Emily Lawrimore, a spokeswoman for Rep. Doc Hastings of Washington, the top Republican on the Natural Resources Committee, said Democrats “jammed this $10 billion, 1,200-page bill” through Congress and that Mr. Obama is doing the same at the White House.

“It appears that the administration’s ‘sunset before signing’ pledge should be renamed ‘sign before sundown.’ This is another unfortunate example of Democrats’ inability to live up to their promises of a more open and transparent government,” she said.

Mr. Obama’s pledge to have bills available for comment does put him apart from other presidents, but voters appear ready to hold him to the higher standard he set. On Thursday, when Mr. Obama hosted a virtual town hall, one of the submitted questions that Mr.
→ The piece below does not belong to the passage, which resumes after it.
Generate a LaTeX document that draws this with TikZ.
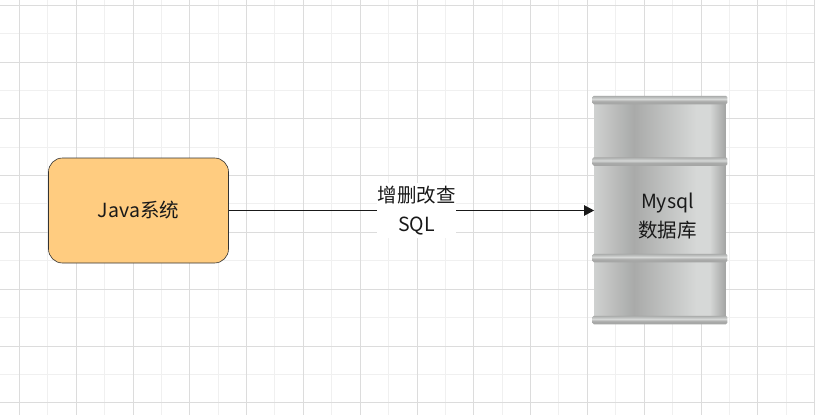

Obama didn’t get to answer was why he wasn’t following through on his five-day rule.

Asked at the daily White House briefing about the pledge later that day, press secretary Robert Gibbs said he thought that all except for the stimulus bill had met the five-day comment period.

“I think, in fact, on at least a couple of occasions we’ve not signed bills when we normally planned so that some of them could be reviewed,” he said.

Asked by ABC’s Jake Tapper whether the five-day rule was “a commitment the president intends to uphold from now on,” Mr. Gibbs was unequivocal: “Yes, sir.”